▸ EXERCISE INSTRUCTIONS
Return, exactly as written, every line from the first line of the data below through the line that contains "(0,0) rectangle (395,323);".
----
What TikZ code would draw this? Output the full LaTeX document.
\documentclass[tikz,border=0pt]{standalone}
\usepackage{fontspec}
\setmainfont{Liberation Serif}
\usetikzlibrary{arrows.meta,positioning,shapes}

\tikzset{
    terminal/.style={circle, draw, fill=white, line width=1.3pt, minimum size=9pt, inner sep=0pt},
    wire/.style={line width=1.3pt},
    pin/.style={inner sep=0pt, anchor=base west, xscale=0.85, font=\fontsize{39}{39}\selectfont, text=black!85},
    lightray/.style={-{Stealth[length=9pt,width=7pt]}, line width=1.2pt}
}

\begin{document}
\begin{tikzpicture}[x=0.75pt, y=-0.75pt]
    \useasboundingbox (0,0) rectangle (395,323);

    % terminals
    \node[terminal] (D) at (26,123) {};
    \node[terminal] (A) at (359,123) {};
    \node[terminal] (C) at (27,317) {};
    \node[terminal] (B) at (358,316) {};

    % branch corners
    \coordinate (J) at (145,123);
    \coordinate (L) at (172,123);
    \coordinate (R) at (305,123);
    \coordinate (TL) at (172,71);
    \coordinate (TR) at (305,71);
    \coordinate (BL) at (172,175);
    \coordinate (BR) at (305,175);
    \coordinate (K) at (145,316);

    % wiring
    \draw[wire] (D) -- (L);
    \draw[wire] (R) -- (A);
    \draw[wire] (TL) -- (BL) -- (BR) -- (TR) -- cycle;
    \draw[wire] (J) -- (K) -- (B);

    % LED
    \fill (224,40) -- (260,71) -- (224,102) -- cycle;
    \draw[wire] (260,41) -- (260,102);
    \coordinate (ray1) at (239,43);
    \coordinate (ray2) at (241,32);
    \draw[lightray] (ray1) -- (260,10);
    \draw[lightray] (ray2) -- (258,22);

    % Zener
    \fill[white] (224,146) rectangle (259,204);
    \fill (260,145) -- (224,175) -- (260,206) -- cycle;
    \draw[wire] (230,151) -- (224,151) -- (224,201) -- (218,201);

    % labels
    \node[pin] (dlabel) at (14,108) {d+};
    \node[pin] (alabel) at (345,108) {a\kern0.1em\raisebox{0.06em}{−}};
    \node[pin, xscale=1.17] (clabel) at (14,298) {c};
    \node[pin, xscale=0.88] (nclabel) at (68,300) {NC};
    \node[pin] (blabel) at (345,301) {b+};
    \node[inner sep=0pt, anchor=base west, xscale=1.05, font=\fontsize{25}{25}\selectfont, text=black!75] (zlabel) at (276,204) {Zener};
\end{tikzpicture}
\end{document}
----
▸ TASK RESULT
What TikZ code would draw this? Output the full LaTeX document.
\documentclass[tikz,border=0pt]{standalone}
\usepackage{fontspec}
\setmainfont{Liberation Serif}
\usetikzlibrary{arrows.meta,positioning,shapes}

\tikzset{
    terminal/.style={circle, draw, fill=white, line width=1.3pt, minimum size=9pt, inner sep=0pt},
    wire/.style={line width=1.3pt},
    pin/.style={inner sep=0pt, anchor=base west, xscale=0.85, font=\fontsize{39}{39}\selectfont, text=black!85},
    lightray/.style={-{Stealth[length=9pt,width=7pt]}, line width=1.2pt}
}

\begin{document}
\begin{tikzpicture}[x=0.75pt, y=-0.75pt]
    \useasboundingbox (0,0) rectangle (395,323);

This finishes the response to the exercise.